NBM, under their "Flying Buttress Comics Library" line, reprinted all of the Milt Caniff Terry strips (10/22/34 to 12/29/46) in two hardcover series as well as in a series of trade paperbacks. The first 12-volume series contained all of the dailies and the Sundays that ran concurrent storylines with the dailies (in black & white). The early Sundays that ran separate storylines (12/9/34 to 8/23/36) were not contained in this set. The second 12-volume series contained all of the Sundays in color with each page split between two pages. The daily books were also printed by NBM in a 25-volume softcover edition (reprinting all of the dailies and the Sundays that ran concurrent storylines) with the strips in a smaller size and much lower quality than the hardcover volumes.

Kitchen Sink Press began a new hardcover reprint series with dailies and Sundays (in color and presented complete on one page including the title bars in the strips from the first year that were omitted from the NBM series), but discontinued it after only two volumes.

These series are out of print and can be hard to find.

In 1995 the strip was one of 20 included in the Comic Strip Classics series of commemorative postage stamps.

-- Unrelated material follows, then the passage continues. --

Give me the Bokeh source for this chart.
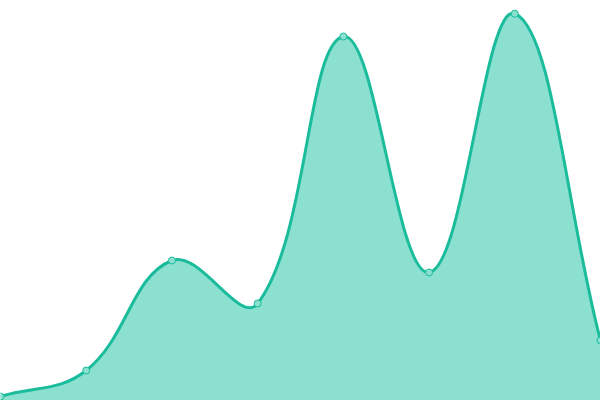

That same year an attempt was made to revive the strip using characters updated by Hollywood producer Michael E. Uslan and illustrated by noted artists Tim and Greg Hildebrandt. The new version debuted on March 26, but only ran for little more than a year before being discontinued.

In 1953, Canada Dry offered a "premium giveaway" (freebie) with a case of its ginger ale — one minibook in a trilogy series of Terry and the Pirates strips printed by Harvey Comics. Other incarnations of Caniff's beloved work included a television series and a radio show.